Personal information
- Born: 3 January 1986 (age 40) Severodvinsk, Russian SFSR, Soviet Union
- Spouse: Arman Pashikian

Chess career
- Country: Russia (until 2011) Armenia (since 2011)
- Title: Woman Grandmaster (2007)
- Peak rating: 2366 (July 2007)

= Maria Kursova =

Russian-Armenian chess player (born 1986)

Maria Kursova (Мария Курсова, Մարիա Կուրսովա; born 3 January 1986) is a Russian-Armenian chess player. She was awarded the title of Woman Grandmaster by FIDE in 2007. Kursova was the world girls champion and European girls champion in her age category.

==Career==

Born in Severodvinsk, Kursova won the World Youth Chess Championships in the Girls U10 category in 1996. She also won three medals at the European Youth Chess Championships: in 1998 she took the bronze medal in the Girls U12 section, three years later Kursova won the Girls U16 title, and in 2003 she tied with Natalia Pogonina for first place, placing second on countback, in the Girls U18 event.
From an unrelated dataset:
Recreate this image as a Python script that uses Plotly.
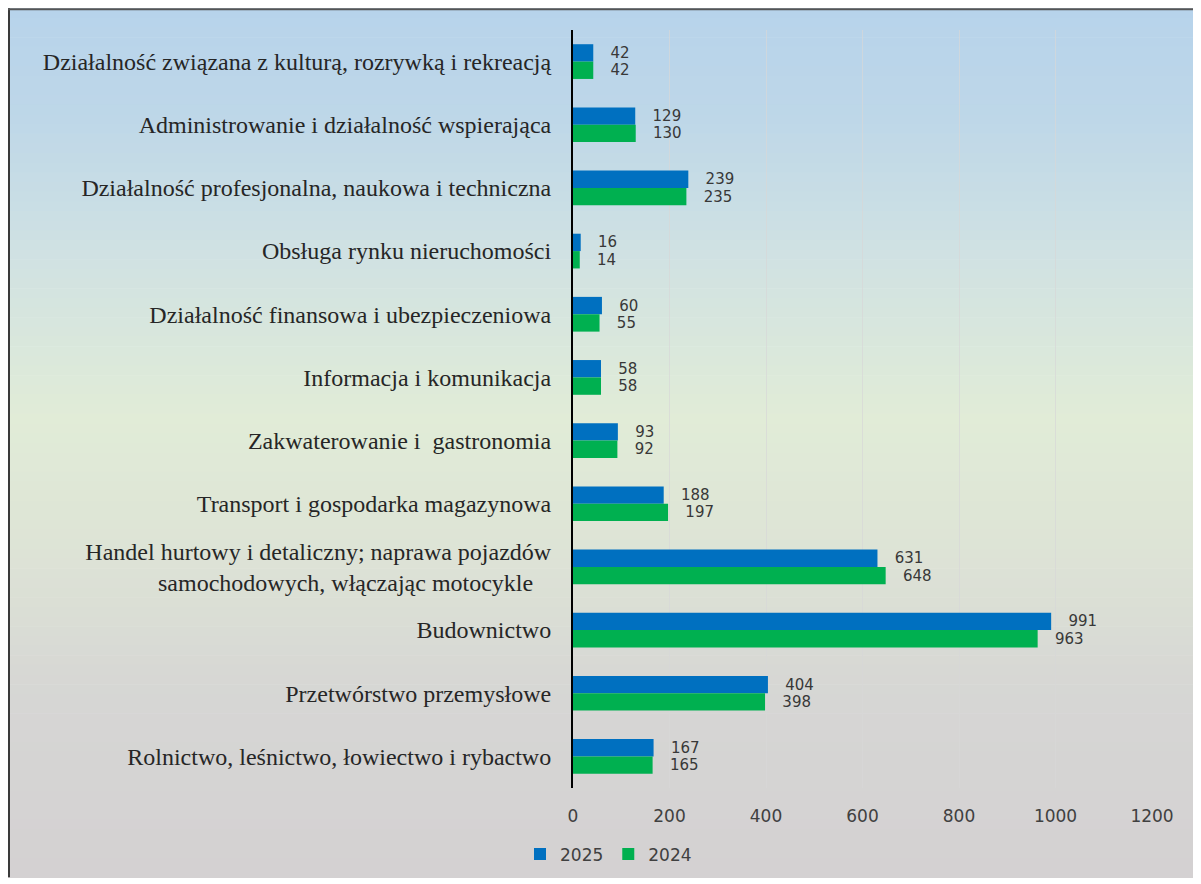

Kursova competed in the Women's World Chess Championship 2006 as one of the FIDE president nominees. Kursova defeated Zhao Xue in the first round to advance to the second. She lost to Ekaterina Kovalevskaya and was therefore eliminated from the competition.

Kursova switched her national federation to Armenia in 2011, competing for Armenia at the 40th Chess Olympiad, World Team Chess Championship 2011 and European Team Chess Championship 2011. She now lives in Yerevan. She won the Armenian women's championship in 2012 and 2018. Kursova played for the Armenian team in the Women's Chess Olympiad, Women's World Team Chess Championship, and Women's European Team Chess Championship.

==Personal life==
She is married to Grandmaster Arman Pashikian.